Secession

Ed Ruscha

Double Americanisms

16 Nov 2018 - 20 Jan 2019

Ed Ruscha, Went to Sleep..., 2011, acrylic on vellum, 39,4 x 39,4 cm.
Courtesy the artist and Gagosian Gallery
ED RUSCHA
Double Americanisms
16 November 2018 – 20 January 2019

Ed Ruscha has been one of the most influential American artists since the 1950s; his groundbreaking work has shaped our understanding of contemporary art. Disavowing the gestural painting of American abstract expressionism, he devised a creative practice between minimalism, Pop art, and conceptualism. Research, innovation, and experimentation as well as the emphasis on critical reason rather than emotional involvement define his style.

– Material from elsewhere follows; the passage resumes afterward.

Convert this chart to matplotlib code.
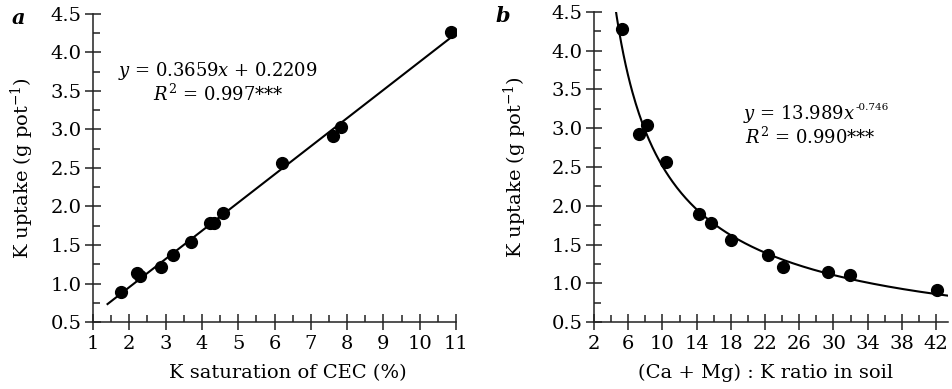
import numpy as np
import matplotlib.pyplot as plt
from matplotlib.ticker import MultipleLocator, FormatStrFormatter

plt.rcParams['font.family'] = 'DejaVu Serif'
plt.rcParams['mathtext.fontset'] = 'dejavuserif'

# Panel a: K saturation of CEC (%) vs K uptake
sat_cec = [1.77, 2.22, 2.30, 2.88, 3.21, 3.71, 4.22, 4.33, 4.58, 6.21, 7.61, 7.82, 10.87]
uptake_a = [0.89, 1.14, 1.10, 1.22, 1.37, 1.54, 1.78, 1.78, 1.91, 2.57, 2.92, 3.03, 4.27]

# Panel b: (Ca + Mg) : K ratio vs K uptake
camg_ratio = [5.31, 7.26, 8.19, 10.45, 14.31, 15.67, 18.05, 22.37, 24.12, 29.38, 31.91, 42.16]
uptake_b = [4.28, 2.93, 3.04, 2.56, 1.90, 1.78, 1.56, 1.36, 1.21, 1.14, 1.11, 0.91]

# fitted models as printed on the chart
lin_slope, lin_icpt = 0.3659, 0.2209
pow_coef, pow_exp = 13.989, -0.746

fig = plt.figure(figsize=(9.53, 3.89), dpi=100)
ax_a = fig.add_axes([0.0976, 0.1722, 0.381, 0.792])
ax_b = fig.add_axes([0.6233, 0.1722, 0.3715, 0.797])

def style_axes(ax, xmaj, xmin):
    for side in ['top', 'right']:
        ax.spines[side].set_visible(False)
    for side in ['left', 'bottom']:
        ax.spines[side].set_linewidth(1.1)
        ax.spines[side].set_color('#222222')
    ax.set_ylim(0.5, 4.5)
    ax.yaxis.set_major_locator(MultipleLocator(0.5))
    ax.yaxis.set_minor_locator(MultipleLocator(0.25))
    ax.yaxis.set_major_formatter(FormatStrFormatter('%.1f'))
    ax.xaxis.set_major_locator(MultipleLocator(xmaj))
    ax.xaxis.set_minor_locator(MultipleLocator(xmin))
    ax.tick_params(which='major', direction='inout', length=12, width=1.1,
                   color='#222222', labelsize=14)
    ax.tick_params(which='minor', direction='in', length=5, width=1.1, color='#222222')
    ax.tick_params(axis='y', which='major', pad=2)
    ax.tick_params(axis='x', which='major', pad=3)
    ax.set_ylabel('K uptake (g pot$^{-1}$)', fontsize=14)

# ---- panel a
style_axes(ax_a, 1, 0.5)
ax_a.set_xlim(1, 11)
xs = np.linspace(1.4, 10.9, 50)
ax_a.plot(xs, lin_slope * xs + lin_icpt, color='black', lw=1.5, zorder=2)
ax_a.plot(sat_cec, uptake_a, 'o', color='black', ms=8.5, zorder=3)
ax_a.set_xlabel('K saturation of CEC (%)', fontsize=14)
ax_a.xaxis.set_label_coords(0.536, -0.135)
ax_a.yaxis.set_label_coords(-0.158, 0.5)
ax_a.text(0.345, 0.815, '$y$ = 0.3659$x$ + 0.2209', transform=ax_a.transAxes,
          ha='center', va='center', fontsize=13)
ax_a.text(0.345, 0.74, '$R^2$ = 0.997***', transform=ax_a.transAxes,
          ha='center', va='center', fontsize=13)
fig.text(0.019, 0.955, 'a', fontsize=15, fontweight='bold', fontstyle='italic',
         ha='center', va='center')

# ---- panel b
style_axes(ax_b, 4, 2)
ax_b.set_xlim(2, 43.4)
ax_b.set_xticks(np.arange(2, 43, 4))
xc = np.linspace(4.4, 43.4, 300)
ax_b.plot(xc, pow_coef * xc ** pow_exp, color='black', lw=1.5, zorder=2)
ax_b.plot(camg_ratio, uptake_b, 'o', color='black', ms=8.5, zorder=3)
ax_b.set_xlabel('(Ca + Mg) : K ratio in soil', fontsize=14)
ax_b.xaxis.set_label_coords(0.485, -0.135)
ax_b.yaxis.set_label_coords(-0.184, 0.5)
eq_b = ax_b.text(0.58, 0.67, '$y$ = 13.989$x$', transform=ax_b.transAxes,
                 ha='center', va='center', fontsize=13)
ax_b.annotate('-0.746', xy=(1.0, 0.62), xycoords=eq_b, ha='left', va='bottom',
              fontsize=7.5)
ax_b.text(0.61, 0.595, '$R^2$ = 0.990***', transform=ax_b.transAxes,
          ha='center', va='center', fontsize=13)
fig.text(0.528, 0.96, 'b', fontsize=15, fontweight='bold', fontstyle='italic',
         ha='center', va='center')

fig.savefig('out.png', dpi=100)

With works like Twentysix Gasoline Stations (1963) and Every Building on the Sunset Strip (1965), Ruscha put his stamp on the history of twentieth-century art. Taking sober-minded photographs and arranging them in indexical sequence in meticulously designed and self-published artist’s books, he compiled catalogues of life in Los Angeles and on the American West Coast that made him a pioneer of conceptual art. Ruscha’s paintings, which constitute the bulk of his oeuvre, stand out for their formal austerity and rigor and his abstention from gestural and expressive forms. The American West and Los Angeles are his primary sources of motifs, which usually appear in combination with painted words or sentences.

Besides Jasper Johns, Ruscha has mentioned Futurism and Dadaism as important points of reference in his work. The Futurists’ rejection of naturalism led them to champion the beauty of the world of technology and an idealized aesthetic of the machine, which they preferred over natural objects. Even more than the works of the Italian Futurists, Dadaist art appealed to Ruscha with its play with the absurd and paradoxical.

Making similar work around the same time, artists including John Baldessari, Douglas Huebler, Joseph Kosuth, Jan Dibbets, and John Hilliard who appeared on the scene in the late 1960s and were grouped together under the label conceptual art adopted Ruscha’s ostensibly banal procedures with their characteristic blend of irony and pseudo-scientific accuracy and refined them in various ways. With his conceptual approach to photography and choice of motifs rather than his demotion of the medium to a mere instrument of recording, he has also been an influential innovator in artistic photography.

Ed Ruscha, born in 1937 in Omaha (Nebraska), lives and works in Los Angeles.